## EXERCISE GOAL:
Review the material line by line. Identify and copy every line that contains the string "React".

## DATA LINES:

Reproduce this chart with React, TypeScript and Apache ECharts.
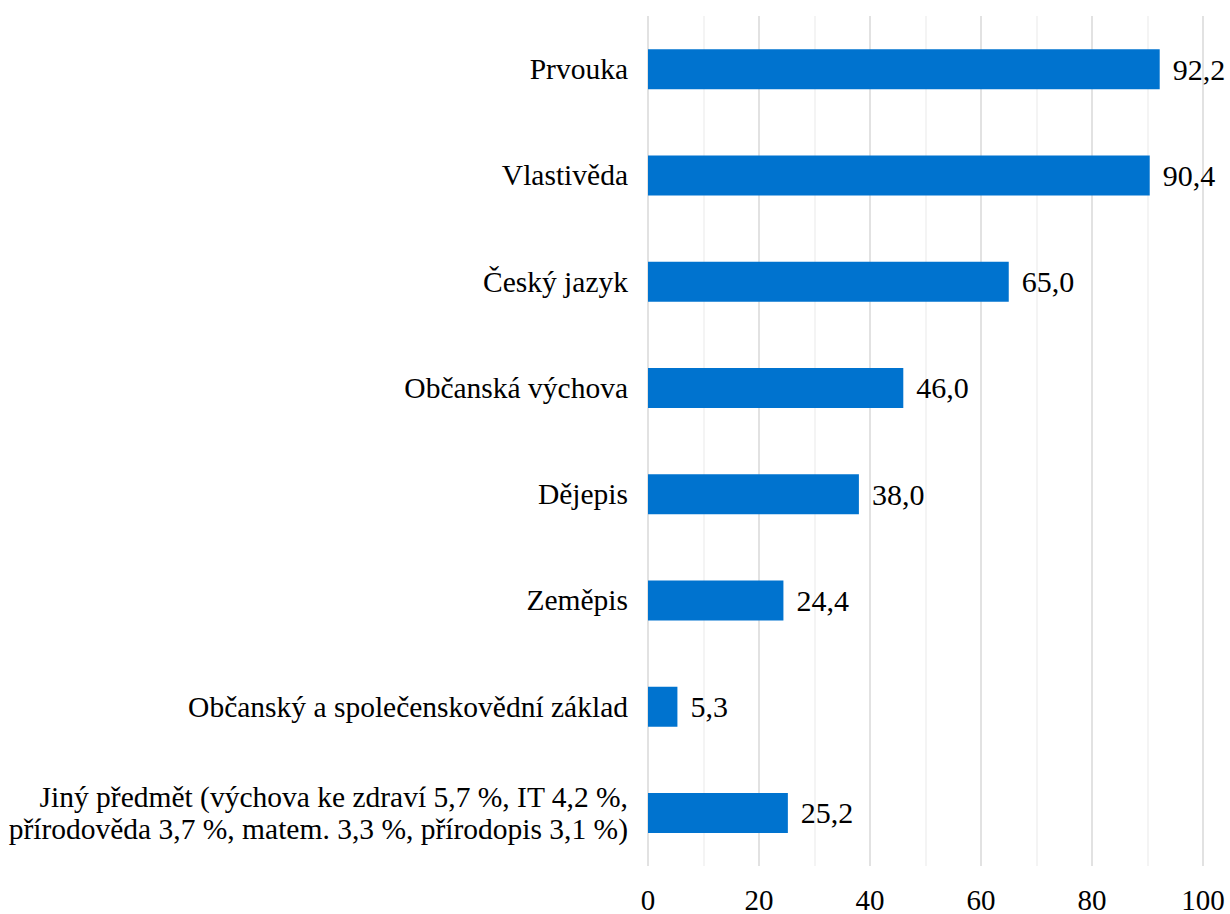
import React, { useEffect, useRef } from "react";
import * as echarts from "echarts";

const categories = [
  "Prvouka",
  "Vlastivěda",
  "Český jazyk",
  "Občanská výchova",
  "Dějepis",
  "Zeměpis",
  "Občanský a společenskovědní základ",
  "Jiný předmět (výchova ke zdraví 5,7 %, IT 4,2 %,\npřírodověda 3,7 %, matem. 3,3 %, přírodopis 3,1 %)",
];
const values = [92.2, 90.4, 65.0, 46.0, 38.0, 24.4, 5.3, 25.2];

const FONT = "Liberation Serif";

export default function App() {
  const ref = useRef<HTMLDivElement>(null);
  useEffect(() => {
    if (!ref.current) return;
    const chart = echarts.init(ref.current, undefined, { renderer: "svg" });
    chart.setOption({
      animation: false,
      grid: { left: 648, right: 27, top: 16, bottom: 46, containLabel: false },
      xAxis: {
        type: "value",
        min: 0,
        max: 100,
        interval: 20,
        axisLine: { show: false },
        axisTick: { show: false },
        axisLabel: { color: "#000", fontFamily: FONT, fontSize: 29, margin: 19 },
        splitLine: { show: true, lineStyle: { color: "#d9d9d9", width: 1.5 } },
        minorTick: { show: false, splitNumber: 2 },
        minorSplitLine: { show: true, lineStyle: { color: "#f0f0f0", width: 1.5 } },
      },
      yAxis: {
        type: "category",
        inverse: true,
        data: categories,
        axisLine: { show: false },
        axisTick: { show: false },
        axisLabel: {
          color: "#000",
          fontFamily: FONT,
          fontSize: 29.5,
          margin: 20,
          lineHeight: 32,
          align: "right",
        },
      },
      series: [
        {
          type: "bar",
          data: values,
          barWidth: 40,
          itemStyle: { color: "#0073cf" },
          label: {
            show: true,
            position: "right",
            distance: 13,
            color: "#000",
            fontFamily: FONT,
            fontSize: 30,
            formatter: (p: any) => p.value.toFixed(1).replace(".", ","),
          },
        },
      ],
    });
    return () => chart.dispose();
  }, []);
  return (
    <div
      ref={ref}
      style={{ position: "fixed", left: 0, top: 0, width: 1230, height: 914, background: "#fff" }}
    />
  );
}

## CORRECT OUTPUT:
Reproduce this chart with React, TypeScript and Apache ECharts.
import React, { useEffect, useRef } from "react";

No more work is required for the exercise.